Barcelona
Spanien und sein schwieriges Verhältnis zu Patriotismus und Nationalismus

10.10.2017 | Stand 02.12.2020, 17:22 Uhr

Barcelona (AFP) Die Katalonien-Krise ist für José Luis Sosa das Geschäft seines Lebens. Sosa fertigt in der Nähe von Madrid Fahnen - rot-gelb-rote spanische Flaggen. "Wir haben in einem Monat dreimal so viele verkauft wie sonst in einem Jahr", sagte der Unternehmer in einem Radio-Interview. Normalerweise ist die Nationalflagge in Spanien lediglich ein Utensil von Fußballfans. Doch seit der Streit um die Unabhängigkeit der nordöstlichen Region entbrannt ist, schwenken Hunderttausende die Fahne als Symbol für die Einheit des Landes.
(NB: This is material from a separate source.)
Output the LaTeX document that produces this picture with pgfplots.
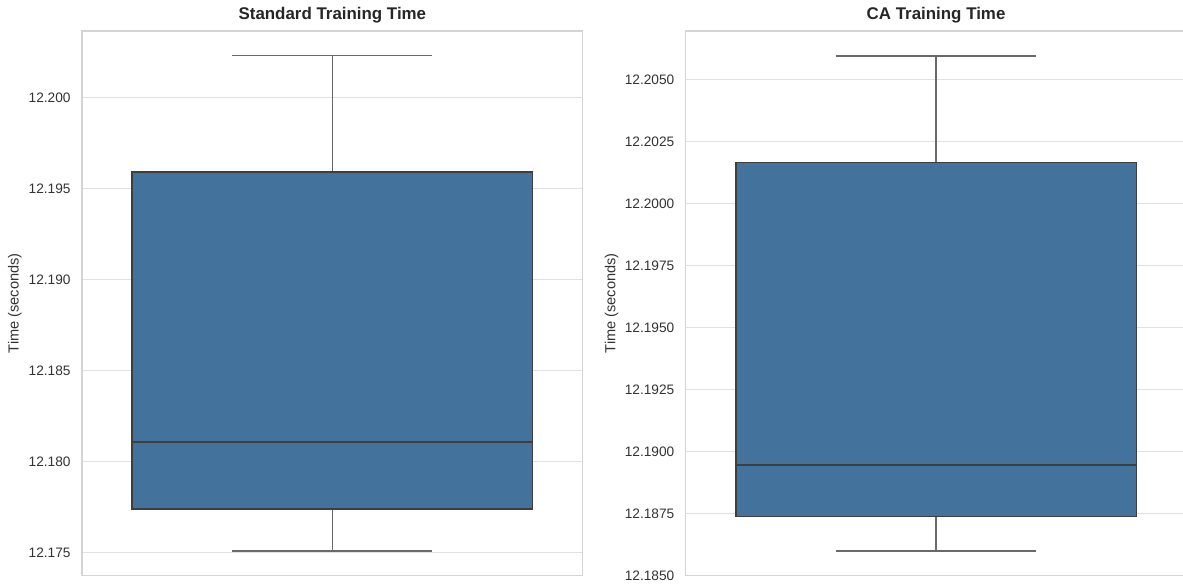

Nach dem Ende der rechten Diktatur von Francisco Franco 1975 war Nationalismus in Spanien lange überaus verpönt. Die drohende Loslösung Kataloniens hat nun aber bei vielen Spaniern eine Rückbesinnung auf das Nationale und seine Symbole angestoßen. Auch Rocio Villanueva trägt jetzt rot-gelb-rot am Gürtel. Angesichts der Krise um Katalonien "schämen wir uns nicht länger dafür", sagt die 30 Jahre alte Frau aus Madrid. Auch der 74-jährige Fernando Gomez will ein rot-gelb-rotes Zeichen gegen die katalanischen Unabhängigkeitsbefürworter setzen: "Sie wollen Spanien auseinanderbrechen, deshalb schließen wir uns zusammen, um dies zu verteidigen."

Ivan Espinosa kämpft jetzt ebenfalls für die Einheit Spaniens. Er ist der Sprecher der "Stiftung zur Verteidigung der Spanischen Nation", die zu der Großdemonstration am Wochenende in Madrid aufgerufen hatte. "Die Katalonien-Frage hat Ideen und Gedanken wieder hervorgebracht, die in Spanien in Vergessenheit geraten waren", so Espinosa. Nationalismus sei nach dem Ende der Franco-Diktatur kein Thema gewesen. "Die Linke in Spanien hatte seit dem Bürgerkrieg kaum patriotische Gefühle, und die Rechte hatte Angst, dass Patriotismus mit den Jahren der Unterdrückung in Verbindung gebracht werde", erklärt Espinosa weiter. Aber die Menschen, die nun gegen die Abspaltung Kataloniens demonstrieren, seien im Gegensatz zu den Separatisten in Barcelona keine Nationalisten, sondern Patrioten.

Was bedeutet es, spanisch zu sein? Was ist Patriotismus, was Nationalismus? Über diese Fragen wird in Spanien wieder diskutiert - auf der Straße und in den meisten Medien. "Immer, wenn wir die Flagge hervorholen, werden wir als Faschisten beschimpft", empört sich Susana Cerezal, eine katalanische Sozialistin. Den konservativen spanischen Regierungschef Mariano Rajoy beunruhigt der Anblick Tausender rot-gelb-roter Flaggen jedenfalls nicht. "Die Menschen haben doch das Recht zu sagen: ,Ich bin stolz, ein Spanier zu sein, ich bin stolz auf die Verfassung'", sagte er.

Und auch der Katalane und Ex-Minister der Konservativen, Josep Piqué, lobt in einer Kolumne die "enorme Bedeutung des spanischen Patriotismus" als Gegengewicht zum katalanischen Nationalismus. Der Historiker Carlos Gil Andrés weist diese Einschätzung zurück. Die spanischen Nationalisten dächten, "dass der katalanische Nationalismus schlecht" sei, sagt Andrés.